Clifford, heureusement, n’est pas stéréotypé en lui-même. Mais il est le seul de sa fratrie à être sérieux dans son travail, contrairement à ses frères avec casquette à l’envers et amateurs de hip hop. Tu le sens le cliché gros comme une maison ? Plus loin, Cliff se dit en lui-même : « Je dois travailler dur si je veux être président des États-Unis ». Comme Barack Obama quoi. On ne l’aurait jamais deviné. Donc dans ce livre, si tu es Noir, tu es soit une racaille de rappeur hip hop, soit le type tout sérieux qui devient le Président Obama. Et il n’y a pas d’entre-deux. Tu ne peux pas être vendeur, banquier, policier, secrétaire, marin, ministre, avocat, hockeyeur. Bah non, si t’es Noir, deviens basketteur ! (Oh mon dieu j’ai tellement réfléchi pour trouver ça). Et le pire, c’est que le cliché du Noir basketteur revient à la fin du livre ! Mis à part ce cliché douteux, il y a aussi ce que pense Mia de son lycée : « Au lycée, il existait différents clans : les sportifs dont faisait partie Chet ; les Geeks reconnaissables à leurs grosses lunettes et à leurs problèmes d’hygiène; les skaters au pantalon trop large […] les poufs… ». Magnifique avalanche de clichés que nous avons là… Sans compter les autres énumérations de clichés hallucinants que l’auteur prête à son héroïne. Géniale vision de la jeunesse ! Et le summum, c’est quand Mia décide de rejeter les avances du footballeur Chet, star du lycée, et qu’elle se dit TEXTO :  » J’avais beau lui dire qu’il ne se passerait rien entre lui et moi, et passer pour la tarée de service auprès de 99,9% des femelles du lycée (les 0,01% restant étant les grenouilles des aquariums du cours de sciences naturelles) ». Déjà, c’est vraiment une vision réductrice des filles de lycée dans leur totalité, et en plus, celles qui ne courent pas après les garçons, sont comparées à des grenouilles. Qu’est ce que cela veut dire ? Tout ça parce qu’elles ne sont pas superficielles ? Et que cela sous-entend qu’elles sont laides ?

Jeremy Behm

Jeremy Behm

Et cela ne s’arrête pas là… Jeremy Behm ne fait pas preuve de beaucoup de tendresse envers ses personnages, qui ne sont jamais vraiment incarnés, et dont les clichés sont ici tellement figés qu’on ne peut pas adhérer. C’est très regrettable, car Mon ami Arnie est destiné aux young adults à partir de 15 ans. Pas idéal pour le jeune lecteur de se voir placer ainsi dans une case. Dommage.

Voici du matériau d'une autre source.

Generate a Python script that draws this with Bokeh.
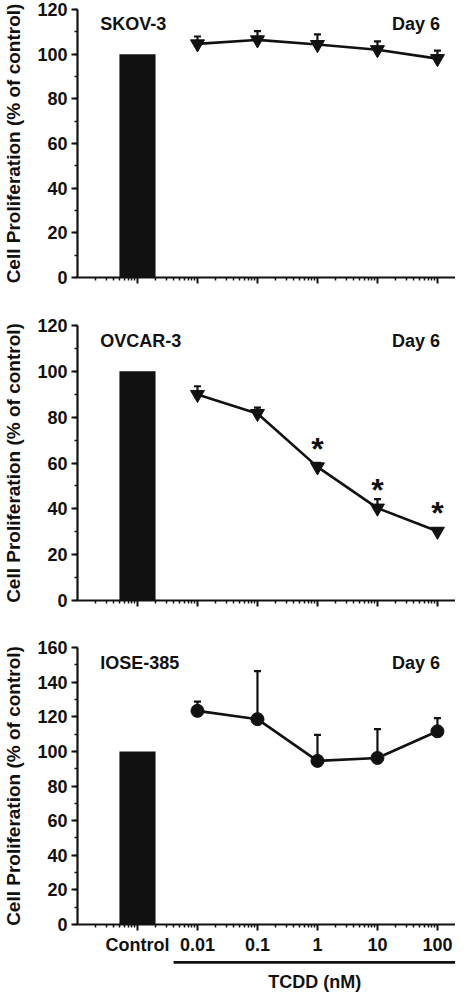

Bref. Je me suis dit qu’après tout, il fallait être indulgente, que le livre se voulait sans doute plus léger qu’il n’en avait l’air et qu’il fallait, pourquoi pas, suivre l’action en tant que telle. Et là, surprise ! À partir du moment où l’auteur met en scène « The Pretender », le ton change. Plus de fautes, plus de clichés. La froideur psychopathe du « méchant » est très bien rendue, et le milieu du livre consacré au paroxysme de l’action, est bourré du suspens. Mais sans doute trop tard. C’est d’autant plus dommage que Mon ami Arnie s’achève sur un moment de tension horrifique complètement inattendu, et que tout ceci appelle une suite. Car Arnie n’est pas celui qu’on croit. Et n’est pas Quentin Tarentino qui veut.